A gay Roman Catholic priest has launched a nonprofit initiative called Rising Voices of Faith to advocate for LGBT equality in the church.
Father Gary Meier says that over the years the church has created an atmosphere of "silence and shame" regarding LGBT people and their concerns. Meier worries about the message that sends to LGBT people -- particularly young people coming to grips with who they are.
Noting a recent Pew Research Center poll that found young Catholics largely supportive of LGBT people and marriage equality, Meier tells The Advocate he wants to highlight the "positive voices of faith."
"You've got the voice from the pew and the voice from the pulpit," Meier says. "The voice from the pew has always been acceptance, love, tolerance."
He calls Rising Voices of Faith "an attempt to capture those voices, [to] give them a pulpit, if you will."
The Rising Voices of Faith website includes a Voices tool through which LGBT and allied people can share their stories and supportive messages. The site also includes a blog where Meier plans to write about LGBT rights in religion generally and the Catholic Church specifically. He's already posted about the apparent "shift in tone, not a shift in teaching" coming from the church under the leadership of Pope Francis.
"Who knows," Meier says, what will happen as Catholic leaders continue their discussions about same-sex couples. "But I do think the pope is moving us in a positive direction ... at least the conversation is occurring."
Meier himself has been part of a very public conversation about LGBT people and Catholicism since he came out in 2013. He was motivated by the 2012 election, which marked significant advances for same-sex marriage rights in the U.S. That was followed by a backlash; it "really heightened the antigay, hostile voices coming from the pulpit in the Catholic Church," Meier says.
Concerned about how anti-LGBT rhetoric from church leadership would affect LGBT teens, Meier decided to come out. His anonymously penned book, Hidden Voices: Reflections of a Gay, Catholic Priest, was re-released in 2013 -- this time with his name affixed.
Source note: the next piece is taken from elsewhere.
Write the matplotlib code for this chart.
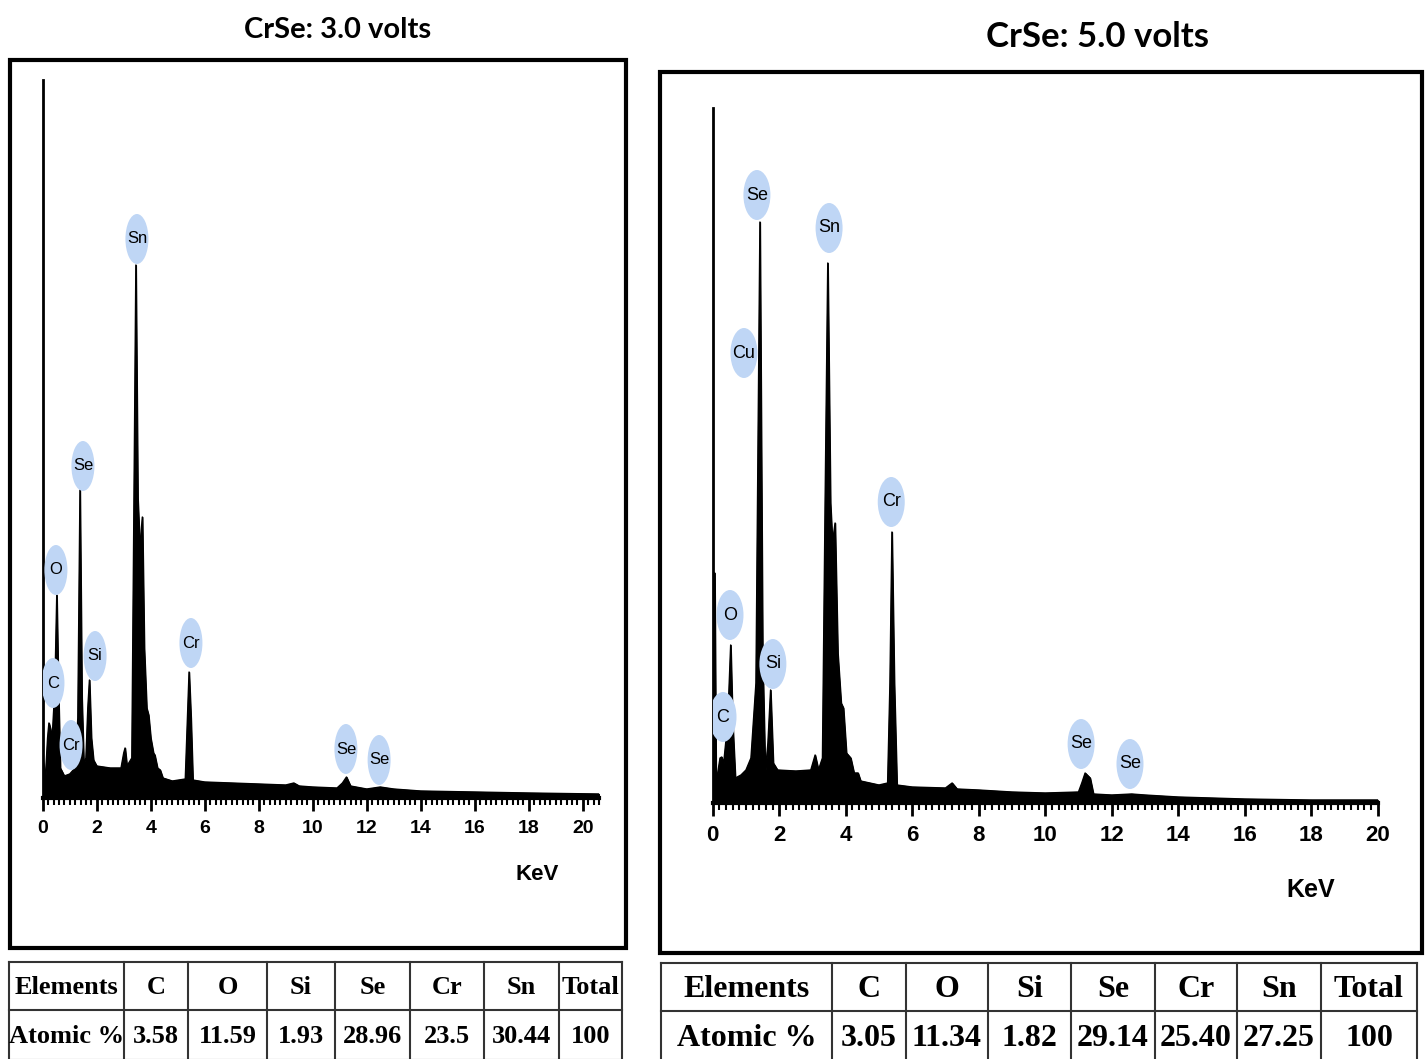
import matplotlib.pyplot as plt
from matplotlib.patches import Ellipse, Rectangle
from matplotlib.ticker import MultipleLocator

W, H = 1426, 1059

# EDX spectrum at 3.0 V (energy in keV, counts in arbitrary units)
kev_3v = [0.00, 0.10, 0.18, 0.23, 0.28, 0.35, 0.45, 0.52, 0.58, 0.65, 0.80, 1.00,
          1.20, 1.30, 1.38, 1.45, 1.52, 1.60, 1.67, 1.73, 1.80, 1.88, 2.00, 2.50,
          2.90, 3.00, 3.05, 3.12, 3.30, 3.38, 3.45, 3.52, 3.60, 3.69, 3.76, 3.85,
          3.92, 4.00, 4.10, 4.15, 4.25, 4.35, 4.45, 4.80, 5.28, 5.36, 5.42, 5.49,
          5.56, 6.00, 7.00, 8.00, 9.00, 9.30, 9.50, 10.00, 10.90, 11.10, 11.25,
          11.40, 12.00, 12.50, 13.00, 14.00, 16.00, 18.00, 20.60]
counts_3v = [40, 21, 60, 75, 70, 60, 110, 203, 110, 30, 22, 24,
             30, 80, 308, 100, 35, 40, 90, 118, 60, 38, 32, 30,
             30, 45, 50, 32, 40, 300, 533, 300, 250, 281, 150, 90,
             83, 60, 45, 43, 30, 28, 20, 17, 19, 80, 126, 80,
             18, 16, 15, 14, 13, 15, 12, 11, 10, 15, 21,
             12, 9, 11, 9, 7, 6, 5, 4]

# EDX spectrum at 5.0 V
kev_5v = [0.00, 0.06, 0.10, 0.15, 0.22, 0.27, 0.33, 0.45, 0.54, 0.60, 0.68, 0.85,
          1.00, 1.15, 1.30, 1.42, 1.50, 1.58, 1.66, 1.74, 1.82, 1.95, 2.50, 2.95,
          3.08, 3.18, 3.30, 3.38, 3.46, 3.54, 3.60, 3.68, 3.76, 3.86, 3.93, 4.02,
          4.15, 4.25, 4.37, 4.45, 5.00, 5.26, 5.33, 5.39, 5.46, 5.54, 6.00, 7.00,
          7.20, 7.35, 8.00, 9.00, 10.00, 11.00, 11.10, 11.20, 11.35, 11.45, 12.00,
          12.60, 13.00, 14.00, 16.00, 18.00, 20.00]
counts_5v = [230, 230, 20, 30, 45, 46, 40, 80, 158, 80, 25, 28,
             33, 45, 120, 581, 150, 30, 60, 113, 40, 33, 32, 33,
             48, 33, 45, 300, 540, 300, 260, 280, 150, 100, 95, 50,
             45, 30, 30, 22, 18, 20, 120, 271, 120, 18, 16, 15,
             20, 14, 13, 11, 10, 11, 20, 30, 25, 9, 8,
             9, 8, 6, 4, 3, 3]

# peak labels
labels_3v = ["Sn", "Se", "O", "C", "Si", "Cr", "Cr", "Se", "Se"]
label_kev_3v = [3.49, 1.49, 0.49, 0.38, 1.94, 1.05, 5.49, 11.23, 12.46]
label_y_3v = [559, 332, 228, 115, 142, 53, 155, 49, 38]

labels_5v = ["Se", "Sn", "Cu", "Cr", "O", "Si", "C", "Se", "Se"]
label_kev_5v = [1.33, 3.50, 0.94, 5.37, 0.52, 1.81, 0.31, 11.08, 12.55]
label_y_5v = [608, 575, 450, 301, 188, 139, 86, 59, 39]

# composition tables
elements = ["C", "O", "Si", "Se", "Cr", "Sn", "Total"]
atomic_3v = ["3.58", "11.59", "1.93", "28.96", "23.5", "30.44", "100"]
atomic_5v = ["3.05", "11.34", "1.82", "29.14", "25.40", "27.25", "100"]

BUBBLE = "#bfd6f5"


def fig_rect(x0, y0, x1, y1):
    # pixel box (top-left origin) -> figure fraction [left, bottom, width, height]
    return [x0 / W, 1 - y1 / H, (x1 - x0) / W, (y1 - y0) / H]


def draw_spectrum(fig, rect, kev, counts, labels, lab_x, lab_y, xmax, ymax,
                  bubble_w, bubble_h, tick_size, label_size, kev_size, kev_coords):
    ax = fig.add_axes(rect)
    ax.fill_between(kev, counts, 0, color="black", lw=1.0)
    ax.plot(kev, counts, color="black", lw=1.0)

    for name, x, y in zip(labels, lab_x, lab_y):
        ax.add_patch(Ellipse((x, y), bubble_w, bubble_h, facecolor=BUBBLE,
                             edgecolor="none", zorder=5))
        ax.text(x, y, name, ha="center", va="center", fontsize=label_size,
                family="Liberation Sans", zorder=6)

    ax.set_xlim(0, xmax)
    ax.set_ylim(0, ymax)
    ax.spines["top"].set_visible(False)
    ax.spines["right"].set_visible(False)
    ax.spines["left"].set_linewidth(2)
    ax.spines["bottom"].set_linewidth(3)
    ax.set_yticks([])
    ax.xaxis.set_major_locator(MultipleLocator(2))
    ax.xaxis.set_minor_locator(MultipleLocator(0.2))
    ax.tick_params(axis="x", which="major", length=9, width=2, pad=7,
                   labelsize=tick_size)
    ax.tick_params(axis="x", which="minor", length=5, width=1.5)
    for t in ax.get_xticklabels():
        t.set_fontweight("bold")
        t.set_family("Liberation Sans")
    ax.set_xlabel("KeV", fontsize=kev_size, fontweight="bold",
                  family="Liberation Sans")
    ax.xaxis.set_label_coords(*kev_coords)
    ax.patch.set_alpha(0)
    return ax


def draw_table(fig, col_edges, y_top, y_mid, y_bot, values, fontsize):
    ax = fig.add_axes(fig_rect(col_edges[0], y_top, col_edges[-1], y_bot))
    ax.set_xlim(col_edges[0], col_edges[-1])
    ax.set_ylim(y_bot, y_top)
    ax.axis("off")
    for x in col_edges:
        ax.plot([x, x], [y_top, y_bot], color="#333333", lw=1.5, clip_on=False)
    for y in (y_top, y_mid, y_bot):
        ax.plot([col_edges[0], col_edges[-1]], [y, y], color="#333333", lw=1.5,
                clip_on=False)
    rows = [["Elements"] + elements, ["Atomic %"] + values]
    for r, (row, y0, y1) in enumerate(zip(rows, (y_top, y_mid), (y_mid, y_bot))):
        for c, txt in enumerate(row):
            xc = (col_edges[c] + col_edges[c + 1]) / 2
            ax.text(xc, (y0 + y1) / 2 + 2, txt, ha="center", va="center",
                    fontsize=fontsize, fontweight="bold", family="Liberation Serif")


fig = plt.figure(figsize=(W / 100, H / 100), dpi=100)

# panel frames
for x0, y0, x1, y1 in [(10, 60, 626, 948), (660, 72, 1422, 953)]:
    fig.add_artist(Rectangle((x0 / W, 1 - y1 / H), (x1 - x0) / W, (y1 - y0) / H,
                             transform=fig.transFigure, fill=False, lw=3,
                             edgecolor="black"))

fig.text(338 / W, 1 - 30 / H, "CrSe: 3.0 volts", ha="center", va="center",
         fontsize=21, fontweight="bold", family="Lato")
fig.text(1098 / W, 1 - 37 / H, "CrSe: 5.0 volts", ha="center", va="center",
         fontsize=25, fontweight="bold", family="Lato")

# left spectrum: 0 keV at x=42.7 px, 27 px/keV, baseline y=798, top y=80
draw_spectrum(fig, fig_rect(42.7, 80, 42.7 + 20.6 * 27, 798),
              kev_3v, counts_3v, labels_3v, label_kev_3v, label_y_3v,
              20.6, 718, 23 / 27, 50, 14, 12, 16,
              ((537 - 42.7) / 556.2, -66 / 718))

# right spectrum: 0 keV at x=712.7 px, 33.25 px/keV, baseline y=803, top y=108
draw_spectrum(fig, fig_rect(712.7, 108, 712.7 + 20 * 33.25, 803),
              kev_5v, counts_5v, labels_5v, label_kev_5v, label_y_5v,
              20, 695, 27 / 33.25, 50, 16, 13, 18,
              ((1311 - 712.7) / 665, -75 / 695))

draw_table(fig, [9, 124, 188, 267, 335, 410, 484, 559, 622], 962, 1010, 1060,
           atomic_3v, 19)
draw_table(fig, [661, 832, 906, 988, 1071, 1155, 1237, 1321, 1417], 963, 1011, 1061,
           atomic_5v, 23)

fig.savefig("out.png", dpi=100)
"I didn't know what to expect because it's uncharted territory," says Meier, noting that only a few priests have come out as gay (although more ex-priests have done so). "I was very scared and nervous ... that being said, the response has been incredible."
Out of the thousands of emails that Meier has received related to his coming-out, he says only a few have been negative -- though he notes Internet comment sections are often not so friendly.
Officially, Meier is still a priest in the archdiocese of St. Louis, though he's been on leave since 2012 in order to attend graduate school. Although his official status hasn't changed, he notes that his stipend checks from the archdiocese ceased last summer -- not long after his public coming-out.